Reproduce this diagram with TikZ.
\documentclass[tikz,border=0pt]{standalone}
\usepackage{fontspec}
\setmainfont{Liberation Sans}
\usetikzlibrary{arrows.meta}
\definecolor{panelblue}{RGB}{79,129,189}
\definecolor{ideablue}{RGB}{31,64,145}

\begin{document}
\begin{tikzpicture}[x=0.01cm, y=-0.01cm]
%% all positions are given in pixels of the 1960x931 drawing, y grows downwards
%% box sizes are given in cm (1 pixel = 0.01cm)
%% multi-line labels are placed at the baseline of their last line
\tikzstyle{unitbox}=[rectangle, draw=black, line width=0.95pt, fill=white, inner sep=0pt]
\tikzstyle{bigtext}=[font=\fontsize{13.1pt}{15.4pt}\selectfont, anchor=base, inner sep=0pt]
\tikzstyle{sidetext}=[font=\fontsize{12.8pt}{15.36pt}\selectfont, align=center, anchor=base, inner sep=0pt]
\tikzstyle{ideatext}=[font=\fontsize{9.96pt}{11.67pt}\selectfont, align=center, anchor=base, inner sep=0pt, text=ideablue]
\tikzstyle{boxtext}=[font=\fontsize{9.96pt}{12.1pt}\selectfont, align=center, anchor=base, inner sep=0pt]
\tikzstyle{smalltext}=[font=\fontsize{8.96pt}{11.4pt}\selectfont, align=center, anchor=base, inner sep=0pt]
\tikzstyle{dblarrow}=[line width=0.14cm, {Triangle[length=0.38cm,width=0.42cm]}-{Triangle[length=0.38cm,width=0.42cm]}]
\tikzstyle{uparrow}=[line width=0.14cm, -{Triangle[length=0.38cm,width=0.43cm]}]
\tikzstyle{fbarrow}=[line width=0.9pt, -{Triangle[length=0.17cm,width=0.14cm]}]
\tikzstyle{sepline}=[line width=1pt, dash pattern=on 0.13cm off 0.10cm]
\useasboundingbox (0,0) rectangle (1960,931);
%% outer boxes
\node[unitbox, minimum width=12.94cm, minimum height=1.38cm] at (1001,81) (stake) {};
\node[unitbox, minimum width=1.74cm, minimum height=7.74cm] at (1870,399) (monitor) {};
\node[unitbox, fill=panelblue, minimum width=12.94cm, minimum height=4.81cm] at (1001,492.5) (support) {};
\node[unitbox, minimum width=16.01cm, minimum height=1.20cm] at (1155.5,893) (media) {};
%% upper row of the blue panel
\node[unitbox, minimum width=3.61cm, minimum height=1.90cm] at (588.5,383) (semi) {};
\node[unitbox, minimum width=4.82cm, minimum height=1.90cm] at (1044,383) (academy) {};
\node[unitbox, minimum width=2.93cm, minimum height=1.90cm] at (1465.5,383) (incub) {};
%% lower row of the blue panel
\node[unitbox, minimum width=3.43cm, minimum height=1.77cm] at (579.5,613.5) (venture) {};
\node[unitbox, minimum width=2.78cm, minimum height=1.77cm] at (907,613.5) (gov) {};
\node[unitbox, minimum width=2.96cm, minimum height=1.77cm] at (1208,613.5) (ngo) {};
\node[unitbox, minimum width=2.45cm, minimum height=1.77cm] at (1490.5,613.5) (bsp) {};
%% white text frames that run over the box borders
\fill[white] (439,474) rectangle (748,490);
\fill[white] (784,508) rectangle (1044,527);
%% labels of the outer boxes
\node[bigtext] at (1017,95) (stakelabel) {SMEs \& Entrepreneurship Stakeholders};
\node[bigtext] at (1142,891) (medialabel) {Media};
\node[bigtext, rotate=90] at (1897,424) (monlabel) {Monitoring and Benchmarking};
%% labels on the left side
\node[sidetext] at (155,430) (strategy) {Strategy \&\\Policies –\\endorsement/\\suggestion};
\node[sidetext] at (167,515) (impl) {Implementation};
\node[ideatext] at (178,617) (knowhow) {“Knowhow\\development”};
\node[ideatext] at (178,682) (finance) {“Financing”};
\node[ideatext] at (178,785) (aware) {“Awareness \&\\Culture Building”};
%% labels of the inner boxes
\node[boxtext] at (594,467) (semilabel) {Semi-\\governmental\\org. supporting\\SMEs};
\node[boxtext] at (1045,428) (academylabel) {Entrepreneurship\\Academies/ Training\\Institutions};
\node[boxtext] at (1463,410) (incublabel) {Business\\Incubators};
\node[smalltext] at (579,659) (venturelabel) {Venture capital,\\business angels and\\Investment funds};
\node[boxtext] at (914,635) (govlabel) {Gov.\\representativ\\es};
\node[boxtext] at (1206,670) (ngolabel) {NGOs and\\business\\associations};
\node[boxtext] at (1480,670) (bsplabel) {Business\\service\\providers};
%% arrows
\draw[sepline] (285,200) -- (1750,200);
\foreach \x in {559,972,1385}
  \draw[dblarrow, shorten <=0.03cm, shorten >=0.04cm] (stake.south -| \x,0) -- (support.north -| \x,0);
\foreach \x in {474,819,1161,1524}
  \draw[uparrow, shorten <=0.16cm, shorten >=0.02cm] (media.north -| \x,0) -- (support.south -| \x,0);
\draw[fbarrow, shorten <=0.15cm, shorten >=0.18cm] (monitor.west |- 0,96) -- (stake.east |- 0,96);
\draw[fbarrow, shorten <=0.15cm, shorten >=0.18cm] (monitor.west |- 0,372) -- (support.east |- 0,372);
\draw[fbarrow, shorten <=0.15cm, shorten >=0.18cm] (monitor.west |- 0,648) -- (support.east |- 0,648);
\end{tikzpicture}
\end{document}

- [PROBLEM DESCRIPTION]: Retype the listing. Match it exactly.

- [EXERCISE RESULT]:
Reproduce this diagram with TikZ.
\documentclass[tikz,border=0pt]{standalone}
\usepackage{fontspec}
\setmainfont{Liberation Sans}
\usetikzlibrary{arrows.meta}
\definecolor{panelblue}{RGB}{79,129,189}
\definecolor{ideablue}{RGB}{31,64,145}

\begin{document}
\begin{tikzpicture}[x=0.01cm, y=-0.01cm]
%% all positions are given in pixels of the 1960x931 drawing, y grows downwards
%% box sizes are given in cm (1 pixel = 0.01cm)
%% multi-line labels are placed at the baseline of their last line
\tikzstyle{unitbox}=[rectangle, draw=black, line width=0.95pt, fill=white, inner sep=0pt]
\tikzstyle{bigtext}=[font=\fontsize{13.1pt}{15.4pt}\selectfont, anchor=base, inner sep=0pt]
\tikzstyle{sidetext}=[font=\fontsize{12.8pt}{15.36pt}\selectfont, align=center, anchor=base, inner sep=0pt]
\tikzstyle{ideatext}=[font=\fontsize{9.96pt}{11.67pt}\selectfont, align=center, anchor=base, inner sep=0pt, text=ideablue]
\tikzstyle{boxtext}=[font=\fontsize{9.96pt}{12.1pt}\selectfont, align=center, anchor=base, inner sep=0pt]
\tikzstyle{smalltext}=[font=\fontsize{8.96pt}{11.4pt}\selectfont, align=center, anchor=base, inner sep=0pt]
\tikzstyle{dblarrow}=[line width=0.14cm, {Triangle[length=0.38cm,width=0.42cm]}-{Triangle[length=0.38cm,width=0.42cm]}]
\tikzstyle{uparrow}=[line width=0.14cm, -{Triangle[length=0.38cm,width=0.43cm]}]
\tikzstyle{fbarrow}=[line width=0.9pt, -{Triangle[length=0.17cm,width=0.14cm]}]
\tikzstyle{sepline}=[line width=1pt, dash pattern=on 0.13cm off 0.10cm]
\useasboundingbox (0,0) rectangle (1960,931);
%% outer boxes
\node[unitbox, minimum width=12.94cm, minimum height=1.38cm] at (1001,81) (stake) {};
\node[unitbox, minimum width=1.74cm, minimum height=7.74cm] at (1870,399) (monitor) {};
\node[unitbox, fill=panelblue, minimum width=12.94cm, minimum height=4.81cm] at (1001,492.5) (support) {};
\node[unitbox, minimum width=16.01cm, minimum height=1.20cm] at (1155.5,893) (media) {};
%% upper row of the blue panel
\node[unitbox, minimum width=3.61cm, minimum height=1.90cm] at (588.5,383) (semi) {};
\node[unitbox, minimum width=4.82cm, minimum height=1.90cm] at (1044,383) (academy) {};
\node[unitbox, minimum width=2.93cm, minimum height=1.90cm] at (1465.5,383) (incub) {};
%% lower row of the blue panel
\node[unitbox, minimum width=3.43cm, minimum height=1.77cm] at (579.5,613.5) (venture) {};
\node[unitbox, minimum width=2.78cm, minimum height=1.77cm] at (907,613.5) (gov) {};
\node[unitbox, minimum width=2.96cm, minimum height=1.77cm] at (1208,613.5) (ngo) {};
\node[unitbox, minimum width=2.45cm, minimum height=1.77cm] at (1490.5,613.5) (bsp) {};
%% white text frames that run over the box borders
\fill[white] (439,474) rectangle (748,490);
\fill[white] (784,508) rectangle (1044,527);
%% labels of the outer boxes
\node[bigtext] at (1017,95) (stakelabel) {SMEs \& Entrepreneurship Stakeholders};
\node[bigtext] at (1142,891) (medialabel) {Media};
\node[bigtext, rotate=90] at (1897,424) (monlabel) {Monitoring and Benchmarking};
%% labels on the left side
\node[sidetext] at (155,430) (strategy) {Strategy \&\\Policies –\\endorsement/\\suggestion};
\node[sidetext] at (167,515) (impl) {Implementation};
\node[ideatext] at (178,617) (knowhow) {“Knowhow\\development”};
\node[ideatext] at (178,682) (finance) {“Financing”};
\node[ideatext] at (178,785) (aware) {“Awareness \&\\Culture Building”};
%% labels of the inner boxes
\node[boxtext] at (594,467) (semilabel) {Semi-\\governmental\\org. supporting\\SMEs};
\node[boxtext] at (1045,428) (academylabel) {Entrepreneurship\\Academies/ Training\\Institutions};
\node[boxtext] at (1463,410) (incublabel) {Business\\Incubators};
\node[smalltext] at (579,659) (venturelabel) {Venture capital,\\business angels and\\Investment funds};
\node[boxtext] at (914,635) (govlabel) {Gov.\\representativ\\es};
\node[boxtext] at (1206,670) (ngolabel) {NGOs and\\business\\associations};
\node[boxtext] at (1480,670) (bsplabel) {Business\\service\\providers};
%% arrows
\draw[sepline] (285,200) -- (1750,200);
\foreach \x in {559,972,1385}
  \draw[dblarrow, shorten <=0.03cm, shorten >=0.04cm] (stake.south -| \x,0) -- (support.north -| \x,0);
\foreach \x in {474,819,1161,1524}
  \draw[uparrow, shorten <=0.16cm, shorten >=0.02cm] (media.north -| \x,0) -- (support.south -| \x,0);
\draw[fbarrow, shorten <=0.15cm, shorten >=0.18cm] (monitor.west |- 0,96) -- (stake.east |- 0,96);
\draw[fbarrow, shorten <=0.15cm, shorten >=0.18cm] (monitor.west |- 0,372) -- (support.east |- 0,372);
\draw[fbarrow, shorten <=0.15cm, shorten >=0.18cm] (monitor.west |- 0,648) -- (support.east |- 0,648);
\end{tikzpicture}
\end{document}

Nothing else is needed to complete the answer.